— Это означало: не пойман — не вор, — сказал Пофиле, который не любил неясных положений, недоговоренностей и намеков.
— Ничего другого это не могло означать, — согласился Субейрак. — И все же у меня было такое чувство, будто все это мне только почудилось. Вот…
— Майор удивительный человек, — сказал Ван.
Все остальные промолчали — было трудно понять, что они думали.
— Не знаю, — глухо сказал Субейрак, сделавшись вдруг, серьезным. — Не знаю… Иногда… Это странно… Иногда мне кажется, что я его понимаю, а иногда… иной раз я ненавижу его. Да, господин капитан, ненавижу. Майор Ватрен — это воплощение всех тех стандартных свойств, над которыми вы имеете обыкновение издеваться, просто-напросто забывая при этом, что они неистребимы — все эти люди в кожаных штанах, с галунами на фуражках, эти солдафоны, эти кадровые военные…
— Ну, в общем, солдаты, — предупредительно вставил Бертюоль.
— Что ж, да, солдаты, профессиональные солдаты, господин капитан… Порой мне кажется, что майор, к которому относятся все эти определения, тем не менее самый удивительный человек, которого я когда-либо встречал. В конце концов, в четырнадцатом году он был всего лишь сверхсрочным сержантом, этакий унтер в стиле Декава[12].
— Я хотел бы узнать у вас две вещи, Субейрак, — перебил его Бертюоль. — Майор — простите, господа, — майор, как мне известно, считает, что Субейрак один из лучших взводных командиров. Знаете, Субейрак, что сказал о вас майор Ватрен?
— Нет, господин капитан.
— Он сказал в моем присутствии: «Субейрак — прирожденный офицер».
— Ну, знаете… — с изумлением вымолвил Субейрак.
— Я думаю, что он прав. Скажите, дорогой Субейрак, как это у вас получается, — простите, но ведь и вы мне только что задали затруднительный вопрос, мне, старому рубаке, который посещает мессу, — он шутливо поклонился, — так вот, как же вы сочетаете ваш антимилитаризм, между нами говоря, совершенно устаревший…
— По-моему, тоже! — заметил Эль-Медико.
— Ты, лекарь, — бросил ему Субейрак, — к следующему Рождеству я тебе куплю в подарок экземпляр Женевской конвенции.
Это был намек на то, что Эль-Медико, вооружившись одним из недавно полученных испанских автоматов и прикрыв свой значок военного врача, принял однажды участие в вылазке ударной группы.
— Итак, — продолжал капитан, — как же примирить ваш антимилитаризм с тем, что я назвал бы вашей… вашими профессиональными способностями?
— Вы упомянули о двух вопросах, господин капитан?
— О двух?
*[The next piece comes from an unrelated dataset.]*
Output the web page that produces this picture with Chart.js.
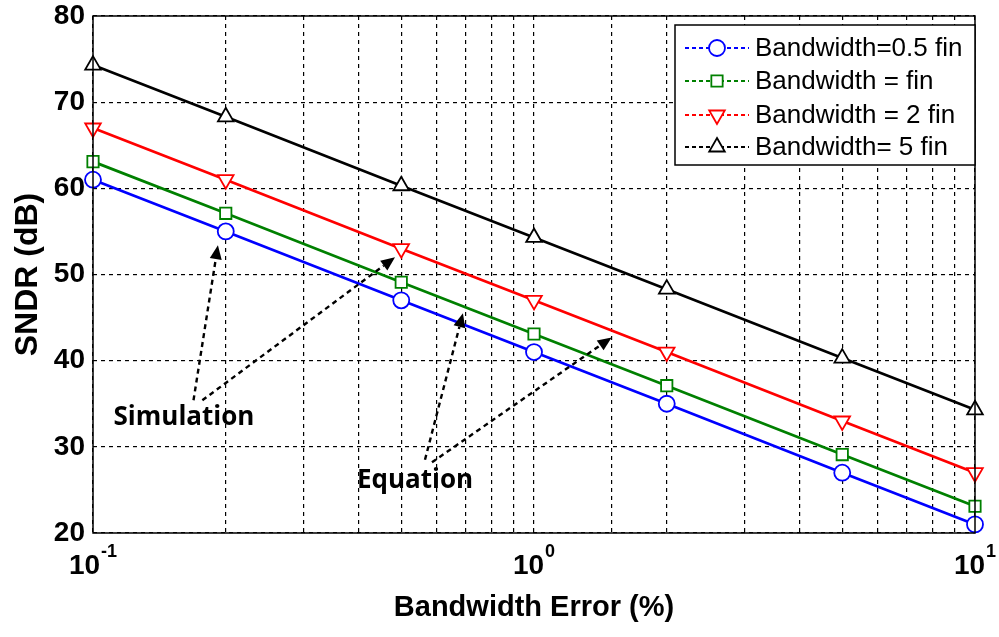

Второй вопрос таков: нравится ли вам моя малиновая настойка?
— Божественна, господин капитан.
Офицеры замолчали. Капитан улыбался, сверкая зубами. Франсуа — тоже.
Усталость одолевала офицеров. Тото клюнул носом и вздернул голову.
— Что касается меня, — сказал Эль-Медико, — то я думаю, что Субейрак лишь тогда начнет рассуждать правильно, когда он перестанет быть анархистом без бомбы, что так же глупо, как быть священником без веры. А насчет майора…
— Тише! — сказал Бертюоль. Он был самым старшим из них, и рефлексы были развиты у него лучше, чем у остальных. На улице хлопнула дверца автомобиля. Послышались тяжелые шаги, и вошел майор. Лицо Старика было землистого цвета.
— Вы отвечаете за посты сторожевого охранения, Бертюоль?
— Нет, господин майор. Пулеметчики обеспечивают ПВО. Если позволено так выразиться.
— Посты сторожевого охранения выставлены первой ротой, — сказал Блан, уже начавший дремать.
— Хорошо. Блан, сократите посты наполовину. Нам нечего бояться. Ни бошей, ни…
Ватрен никогда не называл немцев иначе, как этим устаревшим словом. В мае 1940 года уже не было бошей. Вернее, еще не было. Ненависть, необходимая для всякой войны, даже для скрытой, не удовлетворялась словом «бош», производным от появившегося в 1870 году слова «аль-бош»[13]. Ненависть изобрела другие, более мягкие прозвища: «фрицы», «фридолины». Завтра она придумает «зеленые бобы», «серо-зеленые», «саранча», потом снова вернется к слову «боши». Однако сейчас это слово было устаревшим и смешным.